Try to build with go build . -x
and inspect whether CGO links libtorch as expected?
@XiongUp ,
I setup a Google colab with ubuntu 18.04.3 and Cuda 10.2 same as yours.
gotch v0.7.0
is able to use CUDA. Please see the link below:
https://colab.research.google.com/drive/1ssMOAjOOI1lLt70jZJm_RBCewALfXP4M?usp=sharing
So I believe it is the matter of linking issue in your local machine.
It still doesn't work if I install gotch v0.7.0 follow README.md, but gotch v0.7.0 is able to use CUDA if I install gotch v0.7.0 follow https://colab.research.google.com/drive/1ssMOAjOOI1lLt70jZJm_RBCewALfXP4M?usp=sharing.
$wget -q -o --show-progress --progress=bar:force:noscroll -O /tmp/libtorch-cxx11-abi-shared-with-deps-1.11.0%2Bcu102.zip https://download.pytorch.org/libtorch/cu102/libtorch-cxx11-abi-shared-with-deps-1.11.0%2Bcu102.zip
$unzip -qq -o /tmp/libtorch-cxx11-abi-shared-with-deps-1.11.0%2Bcu102.zip -d /usr/local
$unzip -qq -j -o /tmp/libtorch-cxx11-abi-shared-with-deps-1.11.0%2Bcu102.zip libtorch/lib/* -d /usr/lib64-nvidia/
$unzip -qq -j -o /tmp/libtorch-cxx11-abi-shared-with-deps-1.11.0%2Bcu102.zip libtorch/lib/* -d /usr/local/cuda/lib64/stubs/
.bashrc is added
export GOTCH_LIBTORCH="/usr/local/lib/libtorch"
export LIBRARY_PATH="$LIBRARY_PATH:/usr/local/libtorch/lib"
export CPATH="$CPATH:/usr/local/libtorch/lib:/usr/local/libtorch/include:/usr/local/libtorch/include/torch/csrc/api/include"
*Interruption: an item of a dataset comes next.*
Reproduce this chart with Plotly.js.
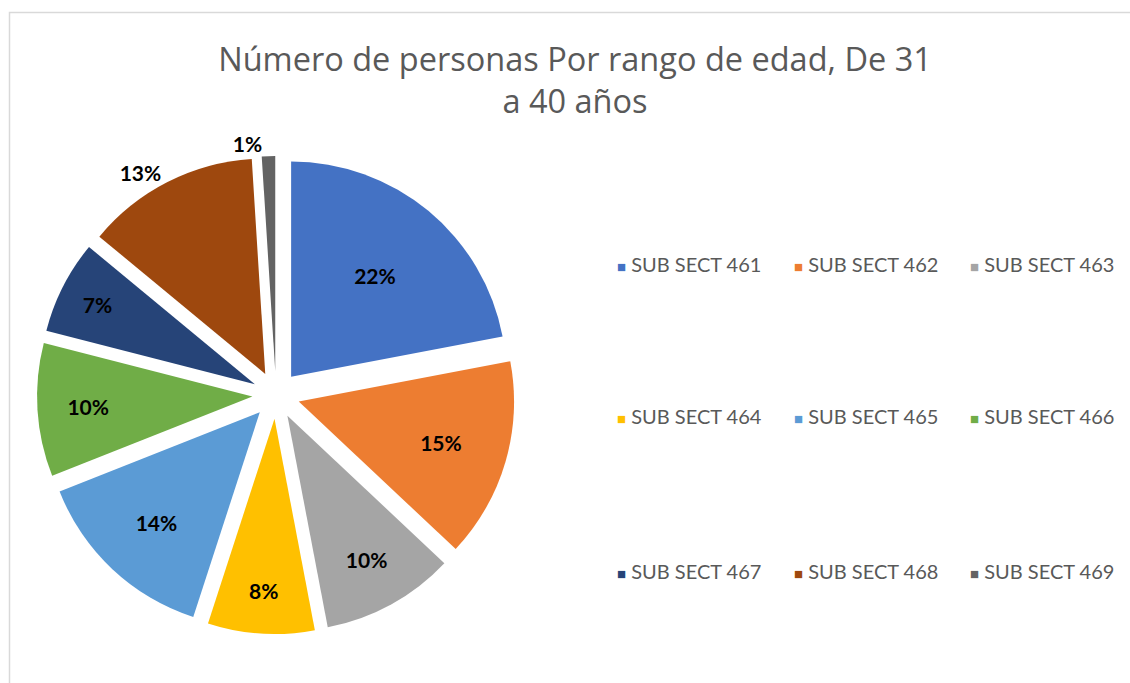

export LD_LIBRARY_PATH="$LD_LIBRARY_PATH:/usr/lib64-nvidia:/usr/local/cuda-10.2/lib64:/usr/local/libtorch/lib"
export CC="clang"
export CXX="clang++"
@XiongUp ,
Thanks for your report and happy to see you it works (hack way though).
As you mentioned the Google Colab installation way works, so I believe issue related to your local setup and library linking. Probably your CUDA configuration for multiple library (Python Pytorch, Libtorch C++, ...) that I have no idea how to track it down.
I would close this issue for now. Feel free to discuss if you have other thoughts. Thanks.